Technology + Performance: Nam June Peik

Nam June Peik was a Korean American artist. He worked with a variety of media and is considered to be the founder of video art. He is credited with an early usage of the term “electronic super highway” in application to telecommunications. Naim June Peik was influenced by John Cage, Joseph Beuys, Wolf Vostell, Karlheinz Stockhausen, and Arnold Schoenberg In this post I would like to further express Peik’s interest in John Cage by giving you an overview of one of his works that was based upon Cage. Naim June Peik’s film, “Tribute to John Cage: Film by Naim June Peik” was a hybrid, consisting of technological art and performance art.

 

The film starts by displaying an early version of a robot outside walking  between cars. The film then flips to the next scene where the same robot is walking down a street sidewalk  (a mechanics guy quickly tweaks some things on the robot and then moves out of scene). Now the robot is ready to begin presentation, music loudly sounds from the robot’s speakers, calling undivided attention to be geared towards it. The speaker then projects the voice of a woman (I suppose) singing for a few moments and then transitions to a bold sounding male voice. The male voice goes on to tell who John Cage was, and then goes on to further express the relationship between Naim June Peik and John Cage. The segment mentioned how Peik and Cage were good friends, meeting in the late 1950s and having a friendship for almost twenty years. Now the thing that made their friendship so strong was a deep mutual concern that a modern cybernated society might turn mankind into mindless robots (hence the robot).

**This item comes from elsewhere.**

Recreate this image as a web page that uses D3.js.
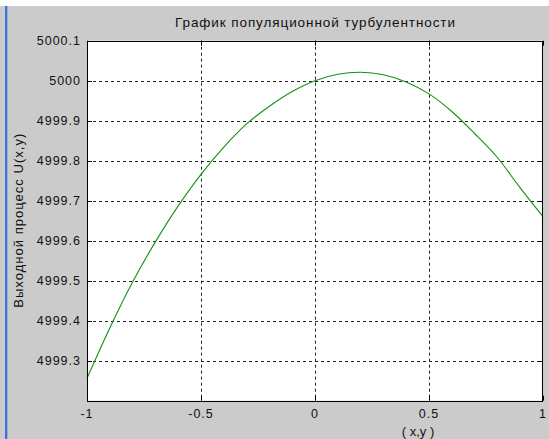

After a little more eloboration on some facts, the film moves on to what I like to call a psychedelic segment. This scene is a hallucination inspired/glitch-type video that features human faces, one at a time, making extreme facial expressions while music plays in the background. The scene is edited to give that glitch-type footage “adding sprinkles to the cake” by over-casting it with a bright color film.

The next and the last scene is of an interviewer and an interviewee. The interviewer asks the interviewer “who is John Cage?”. As the interviewer attempts to explain, it is a true struggle as he repeatly stutters throughout the explaination; even-still he presses on, very determined to get his point across.The segment ends with the interview footage going on as it flickers between additional footage of John Cage performing experiments.

The film then ends with a hybrid collage of moving stills of people celebrating and relaxing in the outdoors as music plays over it.